# transparenz



## doenertier (29. Oktober 2002)

also : ich hab hier so ein bild ,bessergesagt ein button für meine HP.
Das war ne vorlage von PSP 7 den hab
ich ausgeschnitten ,da war er noch
transparent.Dann hab ich ihn gespeichert
in meiner HP eingefügt ,aber da war dann ein viereckioger weißer rand drum
rum.

so jetzt meine frage : wie bekomm ich den weg?


----------



## swampdragon (29. Oktober 2002)

In welchem Format hast Du das Bild gespeichert ??

JPG kennt z.B. keine Transparenz ich würde es dann mal vesuchen als GIF zu speichern.


----------



## Thomas Lindner (29. Oktober 2002)

> viereckioger weißer rand



Bilder sind immer viereckig, gibt keine runden, keine dreieckigen und auch keine secheckigen!

Lösung deiner Sorgen:

Darauf achten, das die Datei keinen Hintergrund hat ( Ebene bei Bedarf löschen )

Menü: Datei - für Web speichern...

Im Dialogfeld : Einstellungen wie vorgegeben ( Anhang )....


----------



## rawuza (12. November 2002)

am besten nimmst du das gif format


----------



## Sovok (14. November 2002)

möglichkeit nummer zwei wäre als bildrand dieselbe farbe zu nehmen wie aufm hinntergrund deiner hp


----------



## Daniel Mannheimer (14. November 2002)

wenn die transparenz nicht zwingend erforderlich ist würd ich auf jeden fall Sovok's vorschlag befürworten.


----------



## rawuza (14. November 2002)

Sovoks Vorschlag wär net schlecht, aber wenn man  einen Hintergrund hat, der ein wenig detailreicher ist (Texturen oder so), dann sieht das total kacke aus.
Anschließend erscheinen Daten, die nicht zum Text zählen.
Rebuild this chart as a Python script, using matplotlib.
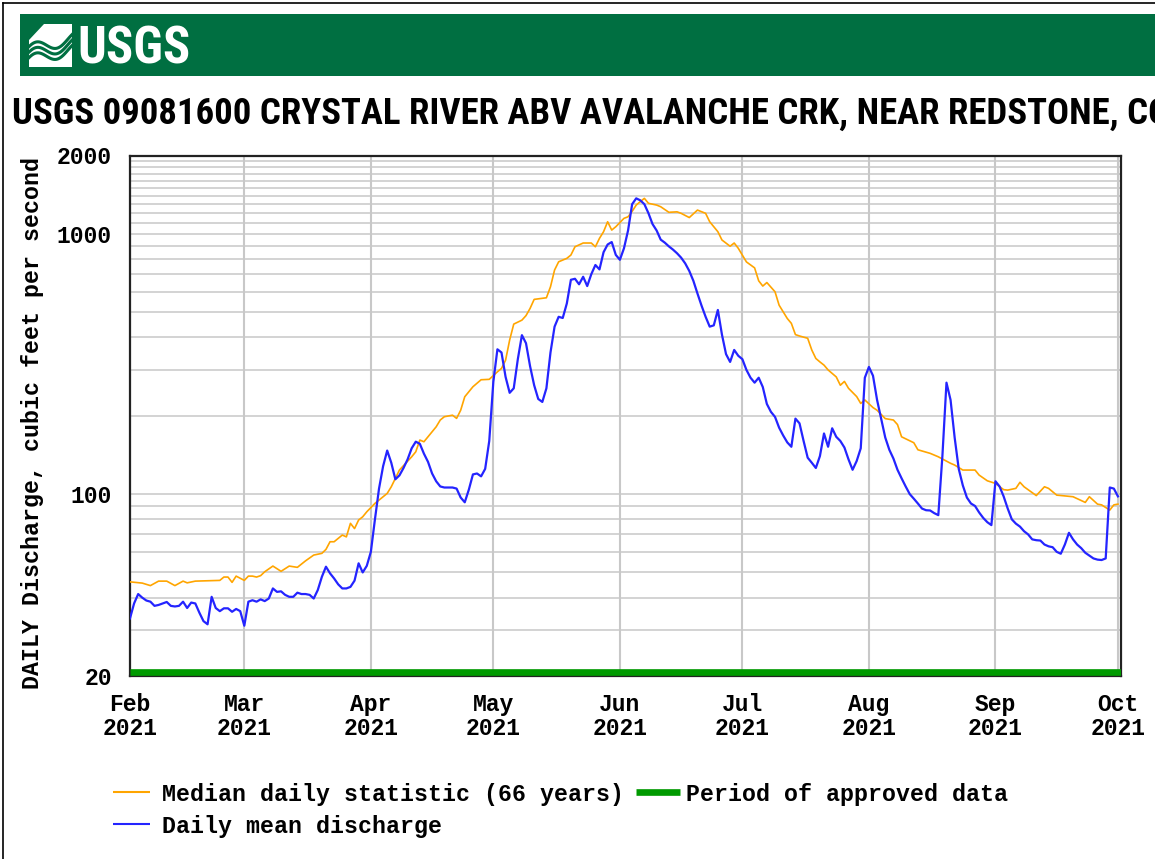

Natürlich gehts, aber ich würds von anfang an so machen wie Webcutdirector

Peace


----------



## Daniel Mannheimer (14. November 2002)

das prob mit dem gif sind rundungen (wenn man sowas haben will). ich wollt mal ne ovale navigation aus teiltransparenten gifs machen, das sah ja grauslig aus. wenn der hintergrund aber texturen hat wirds ohne transparentes gif auch grauslig - geb ich zu.


----------



## Sovok (15. November 2002)

ok nächste möglichkeit wäre das gesamte interface fertigzubasteln, zu zerschneiden und in ne tabelle zu hängen

zerschneiden per hand oder mit ner slice funktion... haben einige bildbearbeitungsprogramme

gruss sov


----------